21 Baptism (baptisma), which corresponds to this, now saves you, not as a removal of dirt from the body but as an appeal to God for a good conscience, through the resurrection of Jesus Christ, 1 Peter 3:21 ESV

38 And he commanded the chariot to stop, and they both went down into the water, Philip and the eunuch, and he baptized (baptizo) him. Acts 8:38 ESV

So why not translate the above as both went down into the water, Philip and the eunuch, and Philp made the eunuch fully wet or Philip dunked the eunuch under the water? Whatever their reasons I am grateful for the God directed outcome and significance to everyone that the original word was preserved. Baptism is a significant event in the life of a believer both spiritually and physically and so it is fitting that the near original word be used to describe the event.

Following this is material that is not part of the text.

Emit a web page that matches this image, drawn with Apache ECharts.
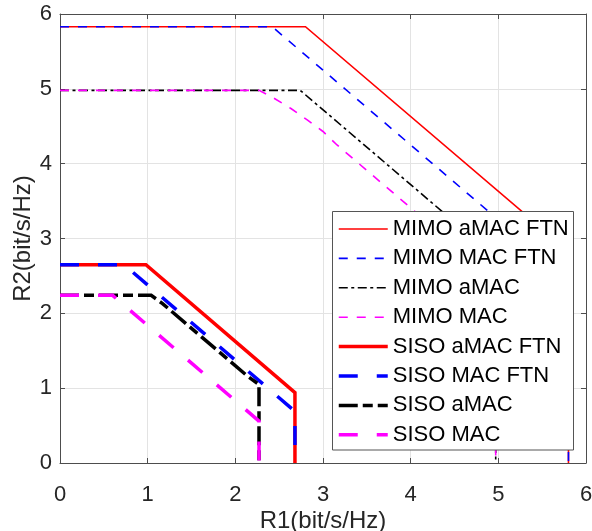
<!DOCTYPE html>
<html>
<head>
<meta charset="utf-8">
<script src="https://cdn.jsdelivr.net/npm/echarts@6/dist/echarts.min.js"></script>
<style>
html,body{margin:0;padding:0;background:#fff;}
#chart{width:592px;height:531px;}
</style>
</head>
<body>
<div id="chart"></div>
<script>
// ---- data (R1, R2) in bit/s/Hz ----
var seriesNames = ['MIMO aMAC FTN','MIMO MAC FTN','MIMO aMAC','MIMO MAC','SISO aMAC FTN','SISO MAC FTN','SISO aMAC','SISO MAC'];
var mimoAmacFtn = [[0,5.83],[2.8,5.83],[5.8,2.83],[5.8,0]];
var mimoMacFtn  = [[0,5.83],[2.42,5.83],[5.8,2.45],[5.8,0]];
var mimoAmac    = [[0,4.98],[2.74,4.98],[4.97,2.75],[4.97,0]];
var mimoMac     = [[0,4.98],[2.27,4.98],[2.44,4.875],[2.63,4.74],[2.82,4.585],[3.0,4.43],[3.16,4.25],
                   [4.25,3.16],[4.43,3.0],[4.585,2.82],[4.74,2.63],[4.875,2.44],[4.97,2.27],[4.97,0]];
var sisoAmacFtn = [[0,2.65],[0.98,2.65],[2.68,0.94],[2.68,0]];
var sisoMacFtn  = [[0,2.65],[0.73,2.65],[2.68,0.69],[2.68,0]];
var sisoAmac    = [[0,2.24],[1.04,2.24],[1.17,2.13],[2.15,1.15],[2.27,1.05],[2.27,0]];
var sisoMac     = [[0,2.24],[0.6,2.24],[2.27,0.56],[2.27,0]];
var xTicks = [0,1,2,3,4,5,6];
var yTicks = [0,1,2,3,4,5,6];

var FONT = "'Liberation Sans', Arial, Helvetica, sans-serif";
var chart = echarts.init(document.getElementById('chart'), null, {renderer:'canvas'});

function mk(name, data, color, width, type){
  return {
    name: name, type: 'line', data: data, symbol: 'none', showSymbol: false,
    lineStyle: {color: color, width: width, type: type, cap: 'butt', join: 'miter'},
    itemStyle: {color: color},
    clip: false, animation: false, z: 2
  };
}

var axisCommon = {
  type: 'value', min: 0, max: 6, interval: 1,
  axisLine: {show: true, onZero: false, lineStyle: {color: '#4d4d4d', width: 1}},
  axisTick: {show: true, inside: true, length: 5, lineStyle: {color: '#4d4d4d'}},
};

var option = {
  backgroundColor: '#fff',
  animation: false,
  grid: {left: 60, right: 6, top: 14, bottom: 68, containLabel: false, outerBoundsMode: 'none'},
  xAxis: [
    Object.assign({}, axisCommon, {
      position: 'bottom',
      name: 'R1(bit/s/Hz)', nameLocation: 'middle', nameGap: 46, nameMoveOverlap: false,
      nameTextStyle: {fontFamily: FONT, fontSize: 24, color: '#262626'},
      axisLabel: {fontFamily: FONT, fontSize: 22, color: '#262626', margin: 21,
                  formatter: function(v){ return xTicks.indexOf(v) >= 0 ? String(v) : ''; }},
      splitLine: {show: true, lineStyle: {color: '#e3e3e3', width: 1}}
    }),
    Object.assign({}, axisCommon, {
      position: 'top', axisLabel: {show: false}, splitLine: {show: false}
    })
  ],
  yAxis: [
    Object.assign({}, axisCommon, {
      position: 'left',
      name: 'R2(bit/s/Hz)', nameLocation: 'middle', nameGap: 25, nameMoveOverlap: false,
      nameTextStyle: {fontFamily: FONT, fontSize: 24, color: '#262626'},
      axisLabel: {fontFamily: FONT, fontSize: 22, color: '#262626', margin: 8,
                  formatter: function(v){ return yTicks.indexOf(v) >= 0 ? String(v) : ''; }},
      splitLine: {show: true, lineStyle: {color: '#e3e3e3', width: 1}}
    }),
    Object.assign({}, axisCommon, {
      position: 'right', axisLabel: {show: false}, splitLine: {show: false}
    })
  ],
  legend: {
    orient: 'vertical', left: 337, top: 218, padding: 0,
    itemWidth: 49, itemHeight: 22, itemGap: 7.4,
    data: seriesNames,
    itemStyle: {opacity: 0, borderWidth: 0},
    lineStyle: {width: 'inherit', type: 'inherit'},
    textStyle: {fontFamily: FONT, fontSize: 22, color: '#000', lineHeight: 22},
    selectedMode: false, z: 10
  },
  graphic: [{
    type: 'rect', z: 9, silent: true,
    shape: {x: 332.5, y: 211.5, width: 241, height: 238.5},
    style: {fill: '#fff', stroke: '#555', lineWidth: 1}
  }],
  series: [
    mk(seriesNames[0], mimoAmacFtn, '#ff0000', 1.6, 'solid'),
    mk(seriesNames[1], mimoMacFtn,  '#0000ff', 1.6, [9, 9]),
    mk(seriesNames[2], mimoAmac,    '#000000', 1.6, [9, 3.5, 3, 3.5]),
    mk(seriesNames[3], mimoMac,     '#ff00ff', 1.6, [9, 9]),
    mk(seriesNames[4], sisoAmacFtn, '#ff0000', 3.5, 'solid'),
    mk(seriesNames[5], sisoMacFtn,  '#0000ff', 3.5, [19, 19]),
    mk(seriesNames[6], sisoAmac,    '#000000', 3.5, [19, 5, 10, 5]),
    mk(seriesNames[7], sisoMac,     '#ff00ff', 3.5, [19, 19])
  ]
};
chart.setOption(option);
</script>
</body>
</html>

Baptism then as practiced by the typical evangelical protestant church is a public service either inside a church made baptistery or outdoors in a pool, lake, or river where the participant acknowledges Christ as savior and then they are bodily immersed in water. This service is intended as a public profession of faith by the participant to say that he or she has accepted Christ as their savior and that they want to follow Christ all the days of their life. Ideally this public profession is representative to what has already occurred spiritually between the individual’s spirit and the Holy Spirit.

Why Baptism and who should participate? Let me start with who should be baptized. Baptism being described in this post should only occur with children or adults who are fully aware and able to say yes this is what has happened spiritually and this is what they want to proclaim publically. Infant baptism as performed by some Christian traditions would be something different. If as a reader of this you were baptized as a child but not of a choice that you made personally then I would like for you to consider this baptism of obedience that represents what happened between you and God. In the example of Philip and the eunuch baptism was something the eunuch wanted to do. It was a response to his hearing the good news of Jesus.

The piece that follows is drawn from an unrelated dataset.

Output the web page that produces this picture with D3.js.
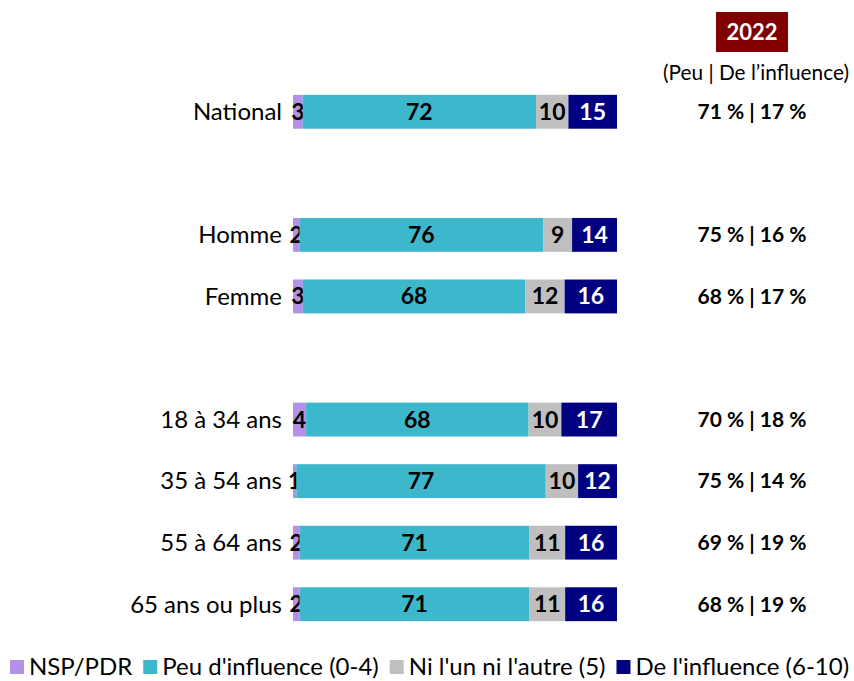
<!DOCTYPE html>
<html>
<head>
<meta charset="utf-8">
<script src="https://cdn.jsdelivr.net/npm/d3@7"></script>
<style>
  body { margin: 0; background: #fff; }
  svg { display: block; font-family: Lato, "Open Sans", sans-serif; }
</style>
</head>
<body>
<svg></svg>
<script>
// rows, with null for the blank gaps between groups
var rows = ['National', null, 'Homme', 'Femme', null, '18 à 34 ans', '35 à 54 ans', '55 à 64 ans', '65 ans ou plus'];
var series = ['NSP/PDR', "Peu d'influence (0-4)", "Ni l'un ni l'autre (5)", "De l'influence (6-10)"];
var colors = ['#b491e8', '#3db7cc', '#bfbfbf', '#000080'];

var nsp = [3, 2, 3, 4, 1, 2, 2];
var peu = [72, 76, 68, 68, 77, 71, 71];
var ni  = [10, 9, 12, 10, 10, 11, 11];
var de  = [15, 14, 16, 17, 12, 16, 16];

var summary = ['71 % | 17 %', '75 % | 16 %', '68 % | 17 %', '70 % | 18 %', '75 % | 14 %', '69 % | 19 %', '68 % | 19 %'];
var year = '2022';
var subTitle = '(Peu | De l\u2019influence)';

var W = 854, H = 681;
var svg = d3.select('svg').attr('width', W).attr('height', H);

var labels = rows.filter(function (r) { return r !== null; });
var data = labels.map(function (name, i) {
    return { name: name, values: [nsp[i], peu[i], ni[i], de[i]], summary: summary[i] };
});

var x = d3.scaleLinear().domain([0, 100]).range([293, 617]);
var y = d3.scaleBand()
    .domain(rows.map(function (r, i) { return i; }))
    .range([81, 635])
    .paddingInner(0.45)
    .paddingOuter(0.225);

function rowIndex(name) { return rows.indexOf(name); }

var g = svg.selectAll('g.row')
    .data(data)
    .enter()
    .append('g')
    .attr('class', 'row')
    .attr('transform', function (d) { return 'translate(0,' + y(rowIndex(d.name)) + ')'; });

g.append('text')
    .attr('x', 282)
    .attr('y', y.bandwidth() / 2)
    .attr('dy', '0.35em')
    .attr('text-anchor', 'end')
    .style('font-size', '24px')
    .attr('fill', '#000')
    .text(function (d) { return d.name; });

g.each(function (d) {
    // rounded labels don't always add to 100, so the bar is scaled to its own total
    var total = d3.sum(d.values);
    var acc = 0;
    var segs = d.values.map(function (v, k) {
        var s = { v: v, k: k, x0: acc * 100 / total, x1: (acc + v) * 100 / total };
        acc += v;
        return s;
    });
    var sel = d3.select(this).selectAll('g.seg').data(segs).enter().append('g').attr('class', 'seg');
    sel.append('rect')
        .attr('x', function (s) { return x(s.x0); })
        .attr('width', function (s) { return x(s.x1) - x(s.x0); })
        .attr('y', 0)
        .attr('height', y.bandwidth())
        .attr('fill', function (s) { return colors[s.k]; });
    sel.append('text')
        .attr('x', function (s) { return (x(s.x0) + x(s.x1)) / 2; })
        .attr('y', y.bandwidth() / 2)
        .attr('dy', '0.35em')
        .attr('text-anchor', 'middle')
        .style('font-size', '23px')
        .style('font-weight', 'bold')
        .attr('fill', function (s) { return s.k === 3 ? '#fff' : '#000'; })
        .text(function (s) { return s.v; });
});

g.append('text')
    .attr('x', 752)
    .attr('y', y.bandwidth() / 2)
    .attr('dy', '0.35em')
    .attr('text-anchor', 'middle')
    .style('font-size', '21px')
    .style('font-weight', 'bold')
    .text(function (d) { return d.summary; });

// year header
svg.append('rect')
    .attr('x', 716).attr('y', 12).attr('width', 72).attr('height', 40)
    .attr('fill', '#800000');
svg.append('text')
    .attr('x', 752).attr('y', 32).attr('dy', '0.35em')
    .attr('text-anchor', 'middle')
    .style('font-size', '22px').style('font-weight', 'bold')
    .attr('fill', '#fff')
    .text(year);
svg.append('text')
    .attr('x', 756).attr('y', 73).attr('dy', '0.35em')
    .attr('text-anchor', 'middle')
    .style('font-size', '20.8px')
    .text(subTitle);

// legend
var legend = svg.append('g').attr('transform', 'translate(10,667)');
var lx = 0;
series.forEach(function (s, i) {
    var item = legend.append('g').attr('transform', 'translate(' + lx + ',0)');
    item.append('rect').attr('x', 0).attr('y', -7).attr('width', 14).attr('height', 14).attr('fill', colors[i]);
    var t = item.append('text').attr('x', 19).attr('dy', '0.35em')
        .style('font-size', '24px').text(s);
    lx += 19 + t.node().getComputedTextLength() + 11;
});
</script>
</body>
</html>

32 Now the passage of the Scripture that he was reading was this: “Like a sheep he was led to the slaughter and like a lamb before its shearer is silent, so he opens not his mouth. 33 In his humiliation justice was denied him. Who can describe his generation? For his life is taken away from the earth.” 34 And the eunuch said to Philip, “About whom, I ask you, does the prophet say this, about himself or about someone else?” 35 Then Philip opened his mouth, and beginning with this Scripture he told him the good news about Jesus. 36 And as they were going along the road they came to some water, and the eunuch said, “See, here is water! What prevents me from being baptized?” Acts 8:32-36 ESV

Hearing the good news of Jesus from Philip the eunuch wanted to cement in the physical what had just occurred in his heart. Submission and obedience.

In him you also, when you heard the word of truth, the gospel of your salvation, and believed in him, were sealed with the promised Holy Spirit, Ephesians 1:13 ESV

Who should be baptized then? Those who have submitted to Jesus Christ. Do you know Him? Have you been saved? Born again into a life that follows the Spirit? If so then you are someone who should be baptized.

Finally we need to address the why question. Why should you be baptized? Baptism does not save. Only faith in Jesus Christ saves. Christianity is not a works based religion.

8 For by grace you have been saved through faith. And this is not your own doing; it is the gift of God, 9 not a result of works, so that no one may boast. Ephesians 2:8-9 ESV

Baptism does not save so why do it? Baptism is a tangible and public event that clearly proclaims to other people where the participant stands in regard to God. One could be saved in a real relational moment with God. But God does not want that private relational moment to be hidden unknown by friends and family. Paul in his letter to the Romans illustrates the point.

10 For with the heart one believes and is justified, and with the mouth one confesses and is saved. Romans 9:10 ESV

Paul is not saying that a confession saves because we are not saved by works. Paul is saying that the outflow of what happened in the heart is a public and spoken profession. “I have been saved. Christ is my Lord and Savior” it is a message that burns internally so that it has no room except for escape.

Baptism is a formal event to mark in time a date and a place where an individual publically proclaimed before friends and family that Jesus is Lord.